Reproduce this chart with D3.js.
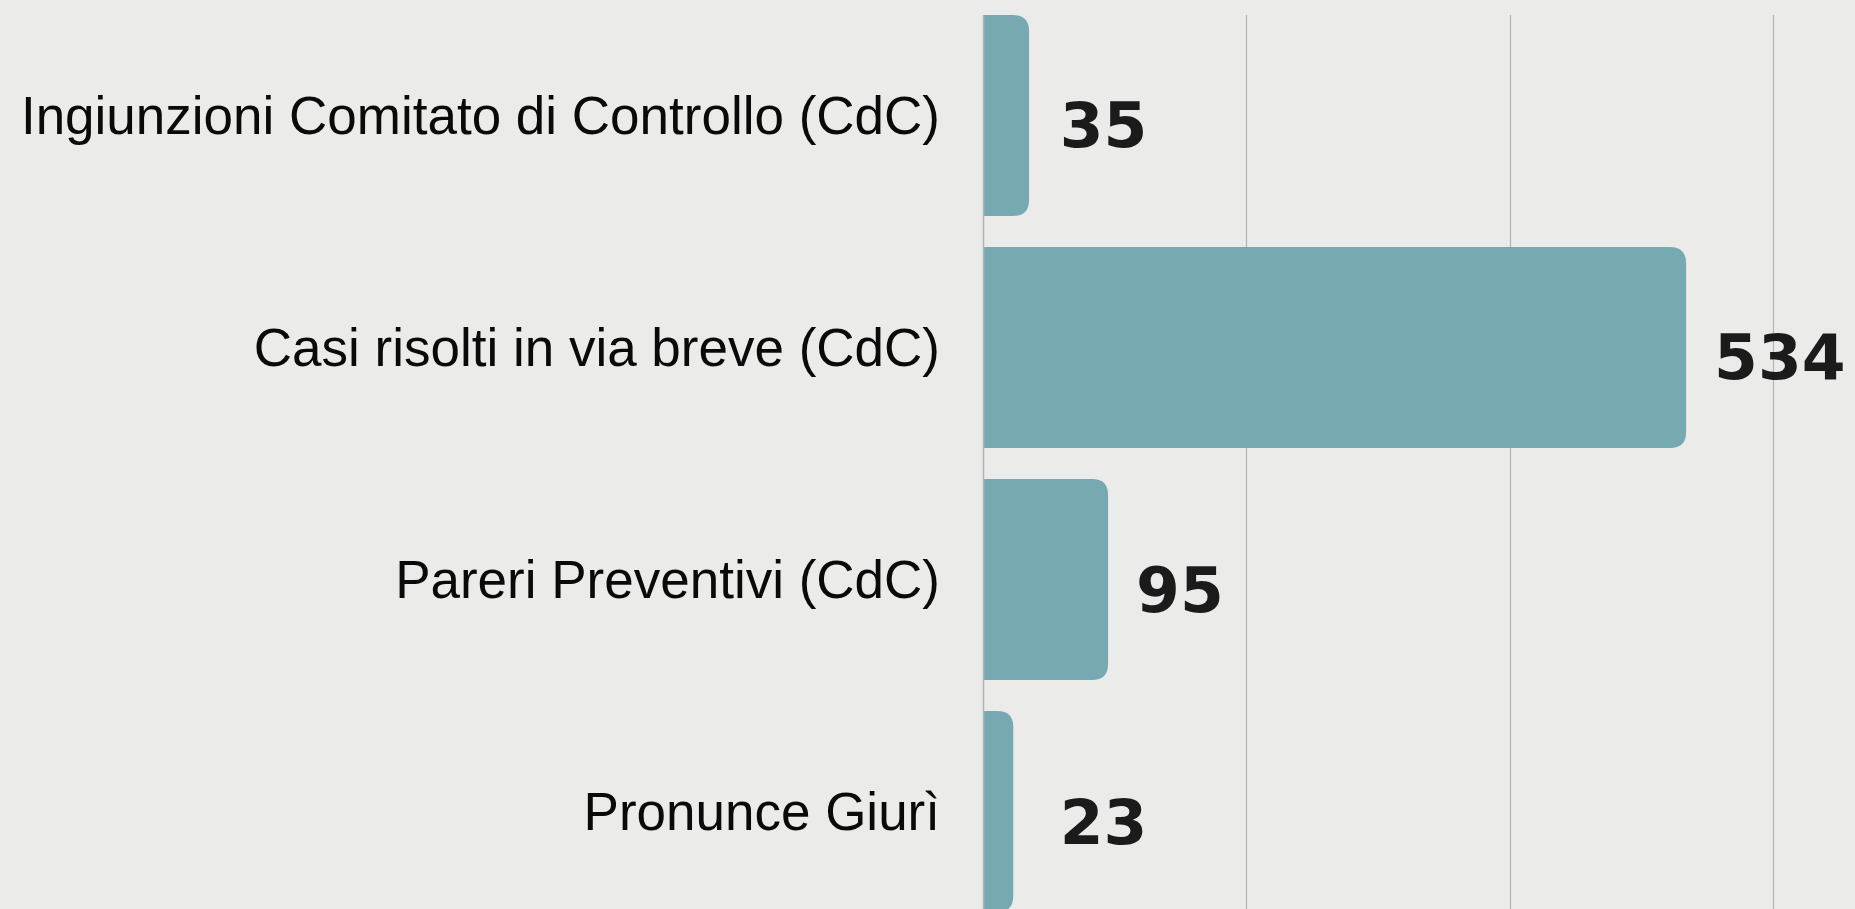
<!doctype html>
<html lang="it">
<head>
    <meta charset="UTF-8">
    <title>Comitato di Controllo / Giurì</title>
    <script src="https://cdn.jsdelivr.net/npm/d3@7"></script>
    <style>
        html, body { margin: 0; padding: 0; background: #ebebe9; overflow: hidden; }
        svg { display: block; }
    </style>
</head>
<body>
<script>
    var categories = [
        "Ingiunzioni Comitato di Controllo (CdC)",
        "Casi risolti in via breve (CdC)",
        "Pareri Preventivi (CdC)",
        "Pronunce Giurì"
    ];
    var values = [35, 534, 95, 23];
    var gridTicks = [200, 400, 600];

    var width = 1855;
    var height = 909;
    var marginLeft = 983;
    var marginTop = 15;

    var data = categories.map(function (c, i) { return {name: c, value: values[i]}; });

    // 1 unit ~ 1.317px, 600 lands at ~1773
    var x = d3.scaleLinear().domain([0, 600]).range([marginLeft, marginLeft + 790]);
    var y = d3.scaleBand().domain(categories)
        .range([marginTop, marginTop + 897]).paddingInner(0.134).paddingOuter(0);

    var svg = d3.select("body").append("svg")
        .attr("width", width).attr("height", height);

    // grid
    svg.append("g").selectAll("line")
        .data(gridTicks)
        .enter().append("line")
        .attr("x1", function (d) { return Math.round(x(d)) + 0.5; })
        .attr("x2", function (d) { return Math.round(x(d)) + 0.5; })
        .attr("y1", marginTop).attr("y2", height + 10)
        .attr("stroke", "#b3b3b1").attr("stroke-width", 1.2);

    // bars, rounded on the right end only
    var r = 16;
    function barPath(d) {
        var x0 = x(0), x1 = x(d.value), y0 = y(d.name), h = y.bandwidth();
        var rr = Math.min(r, (x1 - x0));
        return "M" + x0 + "," + y0 +
            "H" + (x1 - rr) +
            "Q" + x1 + "," + y0 + " " + x1 + "," + (y0 + rr) +
            "V" + (y0 + h - rr) +
            "Q" + x1 + "," + (y0 + h) + " " + (x1 - rr) + "," + (y0 + h) +
            "H" + x0 + "Z";
    }
    svg.append("g").selectAll("path")
        .data(data)
        .enter().append("path")
        .attr("d", barPath)
        .attr("fill", "#77a9b3");

    // axis line
    svg.append("line")
        .attr("x1", marginLeft + 0.5).attr("x2", marginLeft + 0.5)
        .attr("y1", marginTop).attr("y2", height + 10)
        .attr("stroke", "#b3b3b1").attr("stroke-width", 1.5);

    // category labels
    svg.append("g").selectAll("text")
        .data(data)
        .enter().append("text")
        .attr("x", marginLeft - 43)
        .attr("y", function (d) { return y(d.name) + y.bandwidth() / 2 + 18.5; })
        .attr("text-anchor", "end")
        .attr("font-family", "'Liberation Sans', Arial, sans-serif")
        .attr("font-size", "53px")
        .attr("fill", "#0a0a0a")
        .text(function (d) { return d.name; });

    // value labels
    svg.append("g").selectAll("text")
        .data(data)
        .enter().append("text")
        .attr("x", function (d) { return Math.max(x(d.value), x(37)) + 28; })
        .attr("y", function (d) { return y(d.name) + y.bandwidth() / 2 + 32; })
        .attr("font-family", "'DejaVu Sans', sans-serif")
        .attr("font-weight", "bold")
        .attr("font-size", "63px")
        .attr("fill", "#1b1b1b")
        .text(function (d) { return d.value; });
</script>
</body>
</html>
━━━━━━
** THE REQUEST **
Set down the material above as is, without any pictures.

** RESULT OF THE TASK **
Reproduce this chart with D3.js.
<!doctype html>
<html lang="it">
<head>
    <meta charset="UTF-8">
    <title>Comitato di Controllo / Giurì</title>
    <script src="https://cdn.jsdelivr.net/npm/d3@7"></script>
    <style>
        html, body { margin: 0; padding: 0; background: #ebebe9; overflow: hidden; }
        svg { display: block; }
    </style>
</head>
<body>
<script>
    var categories = [
        "Ingiunzioni Comitato di Controllo (CdC)",
        "Casi risolti in via breve (CdC)",
        "Pareri Preventivi (CdC)",
        "Pronunce Giurì"
    ];
    var values = [35, 534, 95, 23];
    var gridTicks = [200, 400, 600];

    var width = 1855;
    var height = 909;
    var marginLeft = 983;
    var marginTop = 15;

    var data = categories.map(function (c, i) { return {name: c, value: values[i]}; });

    // 1 unit ~ 1.317px, 600 lands at ~1773
    var x = d3.scaleLinear().domain([0, 600]).range([marginLeft, marginLeft + 790]);
    var y = d3.scaleBand().domain(categories)
        .range([marginTop, marginTop + 897]).paddingInner(0.134).paddingOuter(0);

    var svg = d3.select("body").append("svg")
        .attr("width", width).attr("height", height);

    // grid
    svg.append("g").selectAll("line")
        .data(gridTicks)
        .enter().append("line")
        .attr("x1", function (d) { return Math.round(x(d)) + 0.5; })
        .attr("x2", function (d) { return Math.round(x(d)) + 0.5; })
        .attr("y1", marginTop).attr("y2", height + 10)
        .attr("stroke", "#b3b3b1").attr("stroke-width", 1.2);

    // bars, rounded on the right end only
    var r = 16;
    function barPath(d) {
        var x0 = x(0), x1 = x(d.value), y0 = y(d.name), h = y.bandwidth();
        var rr = Math.min(r, (x1 - x0));
        return "M" + x0 + "," + y0 +
            "H" + (x1 - rr) +
            "Q" + x1 + "," + y0 + " " + x1 + "," + (y0 + rr) +
            "V" + (y0 + h - rr) +
            "Q" + x1 + "," + (y0 + h) + " " + (x1 - rr) + "," + (y0 + h) +
            "H" + x0 + "Z";
    }
    svg.append("g").selectAll("path")
        .data(data)
        .enter().append("path")
        .attr("d", barPath)
        .attr("fill", "#77a9b3");

    // axis line
    svg.append("line")
        .attr("x1", marginLeft + 0.5).attr("x2", marginLeft + 0.5)
        .attr("y1", marginTop).attr("y2", height + 10)
        .attr("stroke", "#b3b3b1").attr("stroke-width", 1.5);

    // category labels
    svg.append("g").selectAll("text")
        .data(data)
        .enter().append("text")
        .attr("x", marginLeft - 43)
        .attr("y", function (d) { return y(d.name) + y.bandwidth() / 2 + 18.5; })
        .attr("text-anchor", "end")
        .attr("font-family", "'Liberation Sans', Arial, sans-serif")
        .attr("font-size", "53px")
        .attr("fill", "#0a0a0a")
        .text(function (d) { return d.name; });

    // value labels
    svg.append("g").selectAll("text")
        .data(data)
        .enter().append("text")
        .attr("x", function (d) { return Math.max(x(d.value), x(37)) + 28; })
        .attr("y", function (d) { return y(d.name) + y.bandwidth() / 2 + 32; })
        .attr("font-family", "'DejaVu Sans', sans-serif")
        .attr("font-weight", "bold")
        .attr("font-size", "63px")
        .attr("fill", "#1b1b1b")
        .text(function (d) { return d.value; });
</script>
</body>
</html>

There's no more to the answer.